WILLIAM of Drogheda (d. 1245?), canonist, was an eminent lecturer on canon law at Oxford during the first half of the thirteenth century. Between 1241 and 1245 he was principal advocate for William of Montpellier in the litigation about his election to the see of Coventry and Lichfield; and such weight was attached to his advocacy that the bishop-elect, hearing in 1245 of William's death, gave up his claim (Matt. Paris, Chron. Maj. iv. 423). According to Mr. Rashdall, however, the canonist in 1250 gave his hall or house at Oxford to the prior and convent of Sherborne, who in 1255 sold it to the university; it is now No. 33 High Street, and is still called ‘Drawda Hall.’ William also appears to have been rector of Stratton Audley, Oxfordshire (Cal. Pap. Reg. i. 214).

About 1239 William wrote, for the use of his pupils, his ‘Summa Aurea,’ an elaborate treatise on canon law, which was still quoted as an authority, even at Bologna, some centuries later (Bethmann-Hollweg, Der Civil-process des gemeinen Rechts, vi. 123, 124; Albericus Gentilis, Laudes Acad. 1605, p. 54).
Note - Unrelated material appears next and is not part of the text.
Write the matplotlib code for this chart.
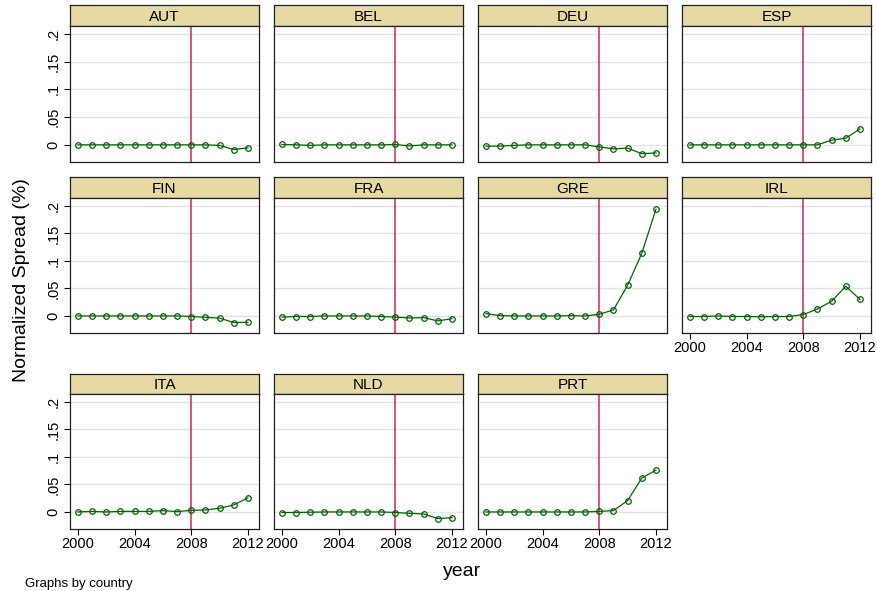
import matplotlib
matplotlib.use('Agg')
import matplotlib.pyplot as plt

plt.rcParams['font.family'] = ['Liberation Sans', 'DejaVu Sans']

years = list(range(2000, 2013))

aut = [0.0, 0.0, 0.0, 0.0, 0.0, 0.0, 0.0, 0.0, 0.0, 0.0, -0.001, -0.0085, -0.0055]
bel = [0.0006, 0.0, -0.001, 0.0, 0.0, 0.0, 0.0, 0.0, 0.0006, -0.002, 0.0, 0.0, 0.0]
deu = [-0.0024, -0.0024, -0.001, 0.0, 0.0, 0.0, 0.0, 0.0, -0.0037, -0.0073, -0.006, -0.016, -0.0146]
esp = [0.0, 0.0, 0.0, 0.0, 0.0, 0.0, 0.0, 0.0, 0.0, 0.0, 0.0085, 0.012, 0.0287]
fin = [0.0, 0.0, 0.0, 0.0, 0.0, 0.0, 0.0, 0.0, -0.001, -0.0024, -0.004, -0.012, -0.0116]
fra = [-0.002, -0.001, -0.001, 0.0, 0.0, 0.0, 0.0, -0.001, -0.002, -0.0037, -0.003, -0.009, -0.005]
gre = [0.0042, 0.0006, 0.0, 0.0, 0.0, 0.0, 0.0005, 0.0, 0.003, 0.011, 0.0558, 0.114, 0.194]
irl = [-0.001, -0.001, 0.0, -0.001, -0.001, -0.0015, -0.001, -0.001, 0.0024, 0.0127, 0.0267, 0.054, 0.030]
ita = [0.0, 0.001, 0.0, 0.001, 0.001, 0.001, 0.0024, 0.0006, 0.003, 0.0036, 0.0067, 0.0128, 0.0256]
nld = [-0.001, -0.001, -0.0005, 0.0, 0.0, 0.0, 0.0, 0.0, -0.001, -0.0024, -0.0037, -0.012, -0.0104]
prt = [0.0, 0.0, 0.0, 0.0, 0.0, 0.0, 0.0, 0.0, 0.001, 0.0024, 0.0207, 0.0616, 0.076]

countries = ['AUT', 'BEL', 'DEU', 'ESP', 'FIN', 'FRA', 'GRE', 'IRL', 'ITA', 'NLD', 'PRT']
series = [aut, bel, deu, esp, fin, fra, gre, irl, ita, nld, prt]

yticks = [0, 0.05, 0.1, 0.15, 0.2]
ytick_labels = ['0', '.05', '.1', '.15', '.2']
xticks = [2000, 2004, 2008, 2012]

W, H = 878, 591
fig = plt.figure(figsize=(W / 100, H / 100), dpi=100)

col_x = [70, 274, 478, 682]
pw = 189
# (header top, plot top, plot bottom) in pixels
rows = [(5, 26, 162), (177, 198, 333), (374, 394, 529)]


def px_axes(x0, y0, x1, y1):
    return fig.add_axes([x0 / W, 1 - y1 / H, (x1 - x0) / W, (y1 - y0) / H])


for i, (name, vals) in enumerate(zip(countries, series)):
    r, c = divmod(i, 4)
    htop, ptop, pbot = rows[r]
    x0 = col_x[c]

    hax = px_axes(x0, htop, x0 + pw, ptop)
    hax.set_facecolor('#e6d9a4')
    hax.set_xticks([])
    hax.set_yticks([])
    for s in hax.spines.values():
        s.set_color('#222222')
        s.set_linewidth(0.9)
    hax.text(0.5, 0.45, name, ha='center', va='center', fontsize=11,
             transform=hax.transAxes)

    ax = px_axes(x0, ptop, x0 + pw, pbot)
    ax.set_xlim(1999.44, 2012.78)
    ax.set_ylim(-0.031, 0.2145)
    for yt in yticks:
        ax.axhline(yt, color='#e3e3e3', lw=1, zorder=0)
    ax.axvline(2008, color='#d6245a', lw=1.1, zorder=1)
    ax.plot(years, vals, color='#006400', lw=0.9, marker='o', ms=4,
            mfc='none', mec='#006400', mew=0.9, zorder=2)
    for s in ax.spines.values():
        s.set_color('#222222')
        s.set_linewidth(0.9)

    ax.set_yticks(yticks)
    if c == 0:
        ax.set_yticklabels(ytick_labels, rotation=90, va='center', fontsize=10.5)
        ax.tick_params(axis='y', length=4, width=0.8, pad=3)
    else:
        ax.tick_params(axis='y', length=0, labelleft=False)

    ax.set_xticks(xticks)
    if r == 2 or name == 'IRL':
        ax.set_xticklabels([str(x) for x in xticks], fontsize=10.5)
        ax.tick_params(axis='x', length=4, width=0.8, pad=2)
    else:
        ax.tick_params(axis='x', length=0, labelbottom=False)

fig.text(22 / W, 1 - 280 / H, 'Normalized Spread (%)', rotation=90,
         ha='center', va='center', fontsize=14)
fig.text(462 / W, 1 - 572 / H, 'year', ha='center', va='center', fontsize=14)
fig.text(25 / W, 1 - 590 / H, 'Graphs by country', ha='left', va='bottom',
         fontsize=9.5)

fig.savefig('out.png', dpi=100, facecolor='white')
Two manuscripts are extant at Caius College, Cambridge ({sc|Wunderlich}}, Zeitschrift, xi. 79), and others are at Luxemburg (Stadtbibliothek, No. 105), at Tours (Dorange, Cat. MSS. p. 310), and in the Vatican (Stevenson, Codd. Lat. Bibl. Vat. p. 283). None of these manuscripts appear to be perfect; extracts from the Caius manuscripts are printed in the ‘English Historical Review’ (xii. 645), and a full description of the work is given in Professor F. W. Maitland's ‘Roman Canon Law’ (1898, pp. 107 sqq.).

[Authorities cited; Rashdall's Universities of Europe, ii. 374, 470.]